Here are a few of the designs I’ve done so far. A line arrangement, a natural-tied posy, a table centre (‘It needs more flowers,’ my tutor said, ‘but it’s ok, because we know you had to make do with what we gave you’), and lots of buttonholes. I seem to have got the knack of buttonholes, which is a relief since I’ll be doing my first wedding next weekend. Eek. And if you’re concerned about the dishevelled look of the bottom gerbera in the first picture, that’s because I had to take it home on the train during Hurricane Katia. If someone was paying for them, I would have packaged them better!




Saturday 10 September 2011

Digs, shoots and leaves

Having prepared a bed for bulbs a few weeks ago, I finally got around to planting the bulbs today. It took me a few attempts before I could use the bulb hole digger properly – I kept digging holes that were too shallow, and when I covered the bulb with soil, I kept upsetting the soil around it. I got the hang of it in the end!

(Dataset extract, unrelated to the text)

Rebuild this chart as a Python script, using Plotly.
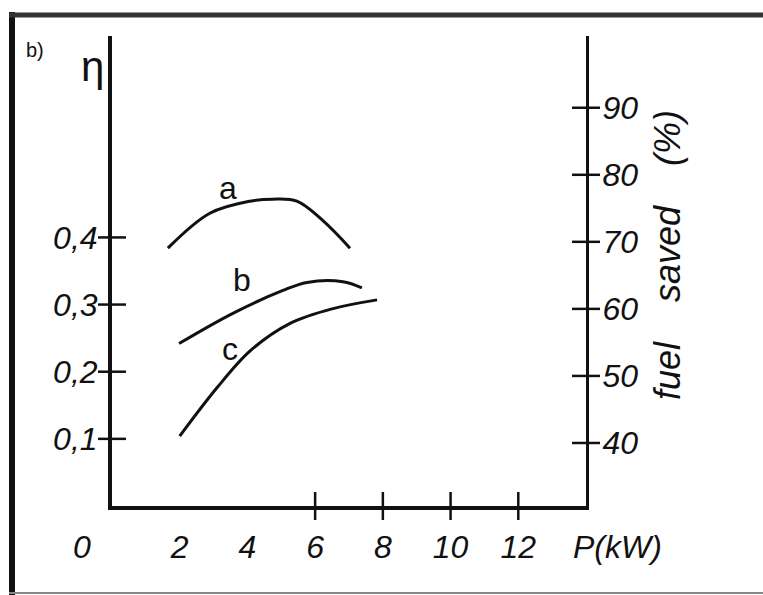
import plotly.graph_objects as go

# ---- data ----
P_a = [1.65, 2.89, 4.08, 4.75, 5.46, 6.23, 7.03]
eta_a = [0.384, 0.436, 0.454, 0.457, 0.454, 0.425, 0.384]

P_b = [1.98, 3.57, 5.05, 5.76, 6.82, 7.38]
eta_b = [0.242, 0.287, 0.321, 0.333, 0.334, 0.325]

P_c = [2.0, 3.1, 4.08, 5.26, 6.53, 7.83]
eta_c = [0.104, 0.176, 0.231, 0.272, 0.294, 0.307]

x_tickvals = [2, 4, 6, 8, 10, 12]
x_ticktext = ["2", "4", "6", "8", "10", "12"]
x_tickmarks = [6, 8, 10, 12]

eta_tickvals = [0.1, 0.2, 0.3, 0.4]
eta_ticktext = ["0,1", "0,2", "0,3", "0,4"]

fuel_tickvals = [40, 50, 60, 70, 80, 90]
fuel_ticktext = ["40", "50", "60", "70", "80", "90"]

curve_names = ["a", "b", "c"]
label_pos = [(3.43, 0.473), (3.84, 0.336), (3.48, 0.234)]

X_RANGE = [0, 14]
ETA_RANGE = [0, 0.70]
FUEL_RANGE = [30.6, 100.7]

FONT = "Liberation Sans"
ink = "#111111"

fig = go.Figure()
for P, eta in [(P_a, eta_a), (P_b, eta_b), (P_c, eta_c)]:
    fig.add_trace(go.Scatter(x=P, y=eta, mode="lines",
                             line=dict(color=ink, width=3, shape="spline", smoothing=1.0),
                             showlegend=False, hoverinfo="skip"))

# crossing tick marks
fig.add_trace(go.Scatter(x=[X_RANGE[0]] * len(eta_tickvals), y=eta_tickvals, mode="markers",
                         marker=dict(symbol="line-ew", size=20, line=dict(color=ink, width=2.5)),
                         cliponaxis=False, showlegend=False, hoverinfo="skip"))
fig.add_trace(go.Scatter(x=x_tickmarks, y=[ETA_RANGE[0]] * len(x_tickmarks), mode="markers",
                         marker=dict(symbol="line-ns", size=20, line=dict(color=ink, width=2.5)),
                         cliponaxis=False, showlegend=False, hoverinfo="skip"))
fig.add_trace(go.Scatter(x=[X_RANGE[1]] * len(fuel_tickvals), y=fuel_tickvals, mode="markers",
                         yaxis="y2",
                         marker=dict(symbol="line-ew", size=20, line=dict(color=ink, width=2.5)),
                         cliponaxis=False, showlegend=False, hoverinfo="skip"))

tickfont = dict(family=FONT, size=32, color=ink, style="italic")

fig.update_layout(
    width=763, height=595, autosize=False,
    margin=dict(l=112, r=177, t=36, b=89),
    paper_bgcolor="white", plot_bgcolor="white",
    xaxis=dict(range=X_RANGE, showline=True, linecolor=ink, linewidth=4,
               tickvals=x_tickvals, ticktext=x_ticktext, ticks="",
               ticklabelstandoff=10,
               showgrid=False, zeroline=False, tickfont=tickfont, fixedrange=True),
    yaxis=dict(range=ETA_RANGE, showline=True, linecolor=ink, linewidth=4,
               tickvals=eta_tickvals, ticktext=eta_ticktext, ticks="",
               ticklabelstandoff=4,
               showgrid=False, zeroline=False, tickfont=tickfont),
    yaxis2=dict(range=FUEL_RANGE, overlaying="y", side="right", anchor="x",
                showline=True, linecolor=ink, linewidth=3,
                tickvals=fuel_tickvals, ticktext=fuel_ticktext, ticks="",
                ticklabelstandoff=7,
                showgrid=False, zeroline=False, tickfont=tickfont),
)

def px2x(px):
    return (px - 112) / 474

def py2y(py):
    return (506 - py) / 470

c = dict(xanchor="center", yanchor="middle", showarrow=False)
ann = []
for name, (lx, ly) in zip(curve_names, label_pos):
    ann.append(dict(x=lx, y=ly, xref="x", yref="y", text=name,
                    font=dict(family=FONT, size=32, color=ink), **c))
ann += [
    dict(x=px2x(92), y=py2y(66), xref="paper", yref="paper", text="η",
         font=dict(family=FONT, size=42, color=ink), **c),
    dict(x=px2x(35), y=py2y(50), xref="paper", yref="paper", text="b)",
         font=dict(family=FONT, size=20, color=ink), **c),
    dict(x=px2x(82), y=py2y(547), xref="paper", yref="paper", text="0",
         font=tickfont, **c),
    dict(x=px2x(617), y=py2y(547), xref="paper", yref="paper", text="P(kW)",
         font=tickfont, **c),
    dict(x=px2x(668), y=py2y(255), xref="paper", yref="paper", text="fuel    saved    (%)",
         textangle=-90,
         font=dict(family=FONT, size=36, color=ink, style="italic"), **c),
]
fig.update_layout(annotations=ann)

# page frame of the scanned figure
fig.update_layout(shapes=[
    dict(type="line", xref="paper", yref="paper", x0=px2x(12), x1=px2x(12),
         y0=py2y(12), y1=py2y(600), line=dict(color=ink, width=6)),
    dict(type="line", xref="paper", yref="paper", x0=px2x(9), x1=px2x(770),
         y0=py2y(15), y1=py2y(15), line=dict(color="#333333", width=5)),
    dict(type="line", xref="paper", yref="paper", x0=px2x(9), x1=px2x(770),
         y0=py2y(593), y1=py2y(593), line=dict(color="#888888", width=2)),
])

fig.write_html("out.html")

So far I’ve planted muscari latifolium (grape hyacinths), pink daffodils, Thalia narcissi, Yellow Cheerfulness narcissi, Abba and Freeman double tulips, Swan Wings and Cummins fringed tulips, Black and Blue parrot tulips, and Angelique and Mount Tacoma peony tulips. (I’m aware that I’m mixing up my Latin and common names.) There’s still room for some more bulbs, so it’ll be another trip to the garden centre next week.


An update on the bulbs I planted in the greenhouse: I went to water them and saw that the ranunculus have started growing shoots! This is promising...

Sunday 4 September 2011

Jeff Koons’ Puppy


The Guggenheim Museum in Bilbao is difficult to describe. It kind of looks like a giant art project by a very talented and neat pupil.

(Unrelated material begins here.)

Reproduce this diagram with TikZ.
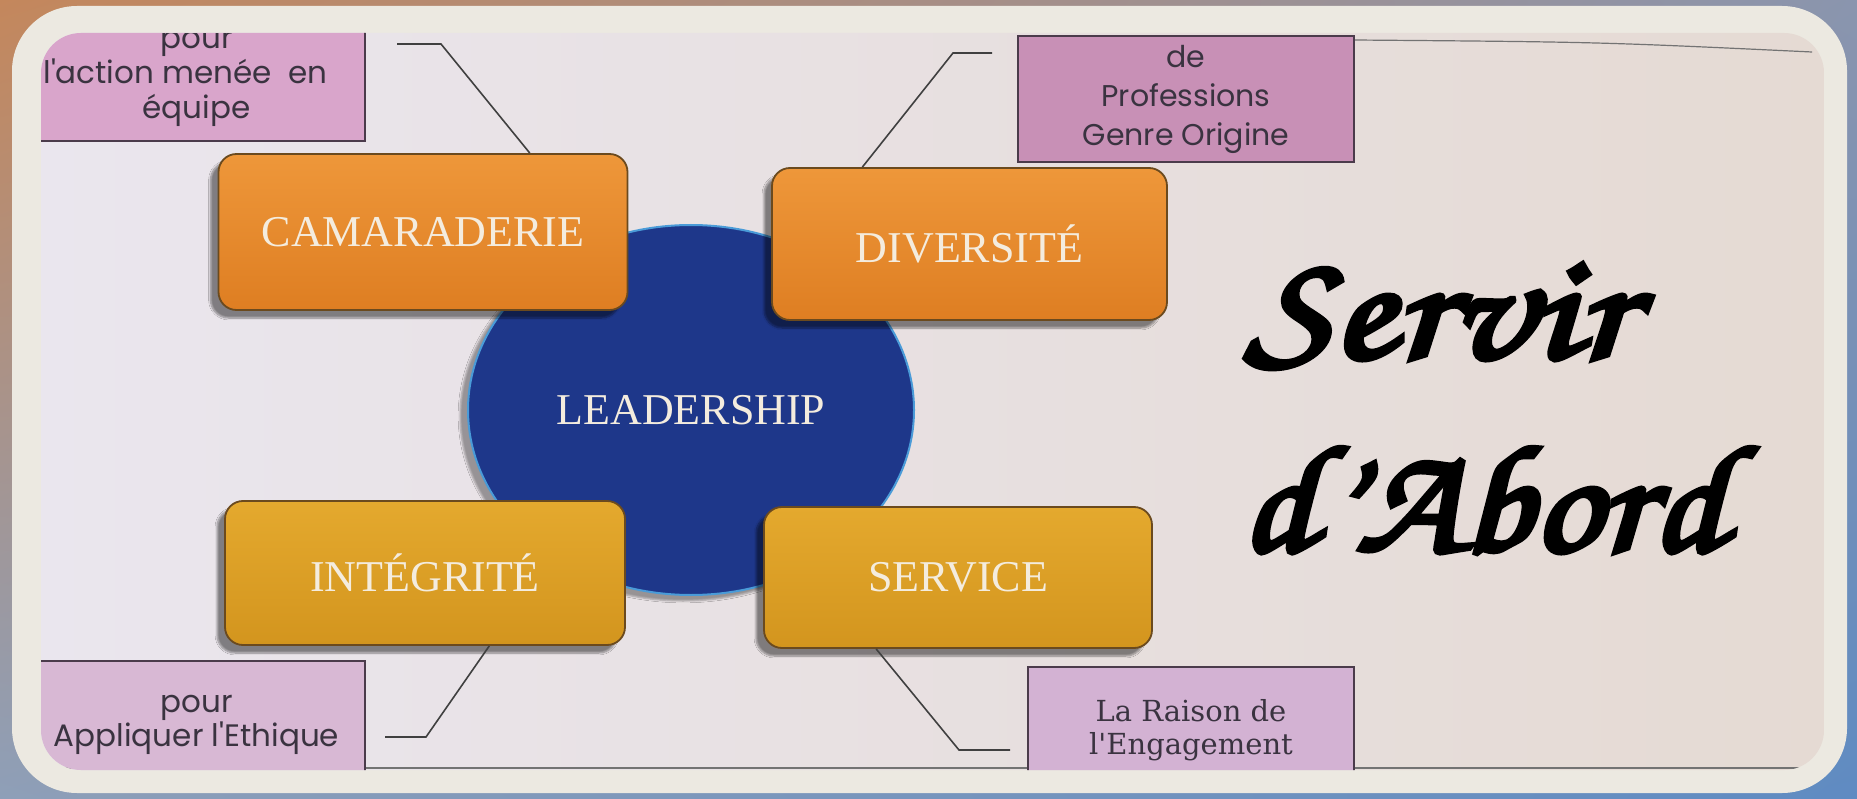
\documentclass[tikz,border=0pt]{standalone}
\usepackage[T1]{fontenc}
\usepackage{fontspec}
\usepackage{graphicx}
\setmainfont{Liberation Serif}
\newfontfamily\popfont{Poppins}
\newfontfamily\dvsfont{DejaVu Serif}
\usetikzlibrary{shapes.geometric,shadows.blur,shadings,calc}
\definecolor{bgTL}{HTML}{C4875C}
\definecolor{bgTR}{HTML}{8A95AE}
\definecolor{bgBL}{HTML}{8E9FB8}
\definecolor{bgBR}{HTML}{5F8BC2}
\definecolor{framew}{HTML}{ECE9E1}
\definecolor{scrL}{HTML}{EAE6EE}
\definecolor{scrR}{HTML}{E5DAD3}
\definecolor{pinkA}{HTML}{D9A5CB}
\definecolor{pinkB}{HTML}{C890B6}
\definecolor{pinkC}{HTML}{D8B8D4}
\definecolor{pinkD}{HTML}{D3B2D3}
\definecolor{pinkedge}{HTML}{4B3B4B}
\definecolor{pinktext}{HTML}{3A3340}
\definecolor{orTop}{HTML}{EE973A}
\definecolor{orBot}{HTML}{DE7E22}
\definecolor{goTop}{HTML}{E4A92E}
\definecolor{goBot}{HTML}{D3951E}
\definecolor{boxedge}{HTML}{6B4A1E}
\definecolor{lblue}{HTML}{1E378A}
\definecolor{lrim}{HTML}{4A9BD8}
\definecolor{wtext}{HTML}{F4ECDE}
\newcommand{\scriptfnt}{\fontencoding{T1}\fontfamily{pzc}\fontseries{mb}\fontshape{it}\fontsize{150}{150}\selectfont}
\newcommand{\heavytext}[1]{\special{pdf:literal direct 2 Tr 5 w 0 G}#1\special{pdf:literal direct 0 Tr 1 w}}
\tikzset{
  pinkbox/.style={draw=pinkedge, line width=2pt, align=center, text=pinktext, inner sep=0pt},
  orbox/.style={draw=boxedge, line width=1.8pt, rounded corners=18pt, text=wtext,
    font=\fontsize{44}{48}\selectfont, inner sep=0pt,
    blur shadow={shadow xshift=-8pt, shadow yshift=-8pt, shadow blur steps=8, shadow opacity=45}},
  conn/.style={draw=black!75, line width=1.6pt},
  scripttext/.style={anchor=base west, inner sep=0pt, font=\scriptfnt},
}
\begin{document}
\begin{tikzpicture}[x=1pt,y=-1pt]
\useasboundingbox (0,0) rectangle (1857,799);
\shade[upper left=bgTL, upper right=bgTR, lower left=bgBL, lower right=bgBR] (0,0) rectangle (1857,799);
\fill[framew, rounded corners=65pt] (12,6) rectangle (1847,793);
\begin{scope}
\path[clip, rounded corners=40pt] (41,33) rectangle (1824,770);
\shade[left color=scrL, right color=scrR] (41,33) rectangle (1824,770);
\draw[black!55, line width=1.2pt] (1354,40) .. controls (1600,42) .. (1812,52);
\draw[black!55, line width=1.2pt] (41,768) -- (1824,768);
% pink boxes
\node[pinkbox, fill=pinkA, minimum width=337pt, minimum height=125pt,
  font=\popfont\fontsize{31}{35}\selectfont] (tl) at (196.5,79)
  {pour\\\hspace*{-22pt}l'action menée\ \ en\\équipe};
\node[pinkbox, fill=pinkB, minimum width=336pt, minimum height=126pt,
  font=\popfont\fontsize{30}{39}\selectfont] (tr) at (1186,99)
  {de\\Professions\\Genre Origine};
\node[pinkbox, fill=pinkC, minimum width=337pt, minimum height=128pt,
  font=\popfont\fontsize{31}{31}\selectfont] (bl) at (196.5,725)
  {pour\\Appliquer l'Ethique};
\node[pinkbox, fill=pinkD, minimum width=326pt, minimum height=126pt,
  font=\dvsfont\fontsize{29}{33}\selectfont] (br) at (1191,730)
  {La Raison de\\l'Engagement};
% central ellipse
\node[ellipse, fill=lblue, draw=lrim, line width=2pt, minimum width=446pt, minimum height=370pt,
  inner sep=0pt, text=wtext, font=\fontsize{44}{48}\selectfont,
  blur shadow={shadow xshift=-8pt, shadow yshift=-6pt, shadow opacity=35}] (lead) at (691,410) {LEADERSHIP};
% orange boxes
\node[orbox, top color=orTop, bottom color=orBot, minimum width=409pt, minimum height=156pt] (cam) at (423,232) {CAMARADERIE};
\node[orbox, top color=orTop, bottom color=orBot, minimum width=395pt, minimum height=152pt] (div) at (969.5,244) {DIVERSITÉ};
\node[orbox, top color=goTop, bottom color=goBot, minimum width=400pt, minimum height=144pt] (int) at (425,573) {INTÉGRITÉ};
\node[orbox, top color=goTop, bottom color=goBot, minimum width=388pt, minimum height=141pt] (ser) at (958,577.5) {SERVICE};
% connectors
\coordinate (tlc) at (397,44);
\coordinate (trc) at (992,53);
\coordinate (blc) at (385,737);
\coordinate (brc) at (1010,750);
\draw[conn] (tlc) -- ++(44,0) -- ($(cam.north west)!0.76!(cam.north east)$);
\draw[conn] (trc) -- ++(-39,0) -- ($(div.north west)!0.23!(div.north east)$);
\draw[conn] (blc) -- ++(41,0) -- ($(int.south west)!0.66!(int.south east)$);
\draw[conn] (brc) -- ++(-51,0) -- ($(ser.south west)!0.29!(ser.south east)$);
% script title
\node[scripttext] (servir) at (1245,358) {\heavytext{\scalebox{1.24}[1.02]{Servir}}};
\node[scripttext] (abord) at (1240,551) {\heavytext{\scalebox{1.13}[1.02]{d'Abord}}};
\end{scope}
\end{tikzpicture}
\end{document}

Outside the museum stands the 43 feet tall installation Puppy by Jeff Koons. It’s a steel structure filled with soil and about 70 000 flowering plants and, so I’m told by my Basque friends, the flowers change throughout the year. I wish I lived nearer!

The Tree of Gernika

I went to visit my penfriend in the Basque Country last month. We’ve been writing to each other for 23 years, and in all that time we had only met once, when she came to visit London in the 90s. The Basque Country is incredible – the beaches and mountains are gorgeous, the sea is a lovely blue-green, and the architecture is beautiful. And the people are very laid back and friendly. We got to see many places – San Sebastian, Gexto, Bilbao – but one place that meant a lot to me was Gernika (Guernica in Spanish). I’d studied the Spanish Civil War as part of my dissertation on George Orwell, and had read about the destruction of the city in 1937 when it was ruthlessly bombed by Germany’s Condor Legion (the fascists in Germany and Italy were supporters of Franco).

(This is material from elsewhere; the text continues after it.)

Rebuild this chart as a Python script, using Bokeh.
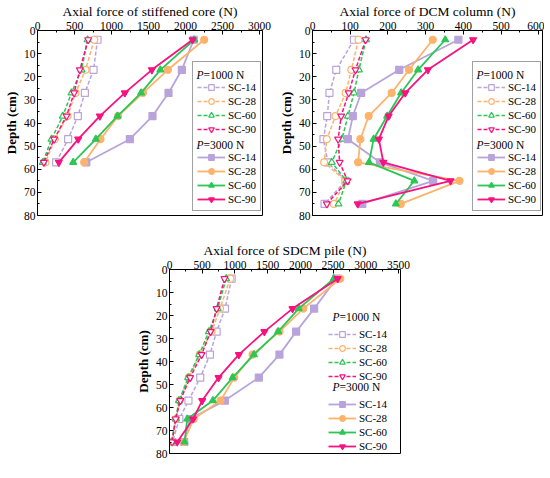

The town was almost completely destroyed, but this oak tree, a meeting place for the local Basque community, survived. The remains are still preserved.


A new tree, formed from an acorn of the original oak, stands outside the meeting house.


Gernika is a beautiful place now. I’m glad I got to see it, so that my thoughts of the city are no longer limited to a catastrophic event that I read about in history books, but a combination of the tragic past and the enchanting present.

Saturday 3 September 2011

Milkman on your doorstep

It’s a shame that as shopping habits have changed, people don’t buy milk from milkmen as much as they used to. The milkman from my childhood delivered orange juice, bread, and even potatoes!


Could you imagine a milkman delivering flowers? I saw these small milk bottles and holder in the beautiful and friendly West End florist, Vive La Rose, and I’m waiting for the right occasion to use them. I tried them out with some garden roses, jasmine and viburnum bodnantense. The dark red rose is a David Austin rose called William Shakespeare 2000 and ‘it smells to heaven’...but in a much nicer way than Claudius spoke of in Hamlet.

The gorgeous bouquets on the Vive La Rose website are inspired by and named after places such as Moray, St Ives, Maldon and Oxford. I wonder if some of my favourite British towns and cities will get their own bouquet one day – a red and white tribute to Sunderland or a coastal-themed Swansea arrangement, perhaps?